Biographies


Dick and Felix

Dick Francis

DICK FRANCIS was one of the most successful post-war National Hunt jockeys. The winner of over 350 races, he was champion jockey in 1953/1954 and rode for HM Queen Elizabeth, the Queen Mother. On his retirement from the sport he published his autobiography, The Sport of Queens, before going on to write forty-one bestselling novels, a volume of short stories (Field of 13), and the biography of Lester Piggott. He was rightly acclaimed as one of the greatest thriller writers in the world.

Dick Francis was the winner of the prestigious Crime Writers’ Association’s Cartier Diamond Dagger and the only three-time recipient of the Mystery Writer of America’s Edgar Award for Best Novel, winning for Forfeit in 1970, Whip Hand in 1981, and Come to Grief in 1996, the same year he was make a Grand Master for a lifetime’s achievement. He was awarded a CBE in the Queen’s Birthday Honours list in 2000.

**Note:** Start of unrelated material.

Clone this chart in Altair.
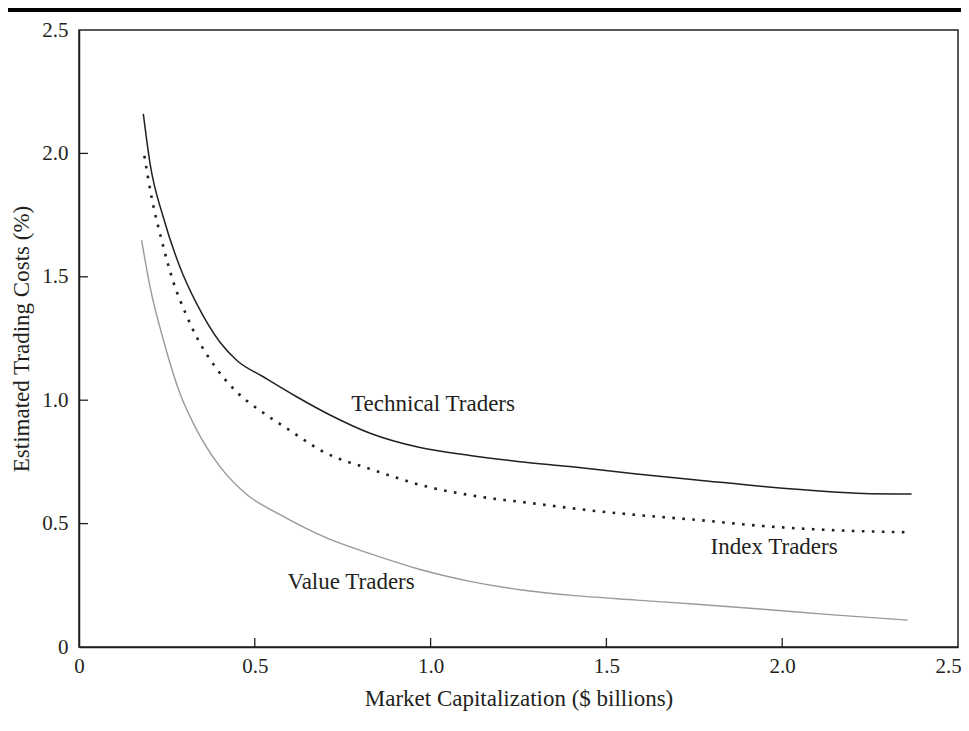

His last three novels – Dead Heat, Silks and Even Money - were written in collaboration with his younger son, Felix, a former teacher who, over the last forty years, has helped research many of the Dick Francis novels.

Dick's legacy will live on with the publication of Crossfire in September which he and Felix were working on before his death in February.

Felix Francis

FELIX FRANCIS is the younger of Dick’s two sons. Born in 1953, Felix studied Physics and Electronics at London University before embarking on a 17 year career teaching Advanced Level physics at three schools, the last seven as head of the science department at Bloxham School in Oxfordshire. He took on the role of managing his father’s affairs in 1991.

For 13 years until 2005, he was also the deputy chairman of a major leadership training company and was a leader on four expeditions to such varied destinations as the Himalayan and Andean mountains, and the jungles of the Amazon basin and Borneo.

Felix remembers conversations around the Francis breakfast table being focussed on the Francis family business and somewhat unconventional. ‘The production of a Dick Francis novel has always been a mixture of inspiration, perspiration and teamwork. The first one was published when I was nine, and I grew up in a house where breakfast talk would be about the damage a bullet might do to a man’s guts rather than the more mundane topics of everyday life’, he says.

Over the last forty years, Felix assisted with the research of many of the Dick Francis novels, not least Twice Shy, whose hero is the mild-mannered Physics teacher, Jonathan Derry. In his youth, Felix was an international marksman, something Dick put to good use in his 2000 novel, Shattered, and later in Under Orders. With the publication of Dead Heat, Felix took on a more significant role in the writing – Silks was the second novel of this father-and-son collaboration. Even Money, the third, was published in September 2009.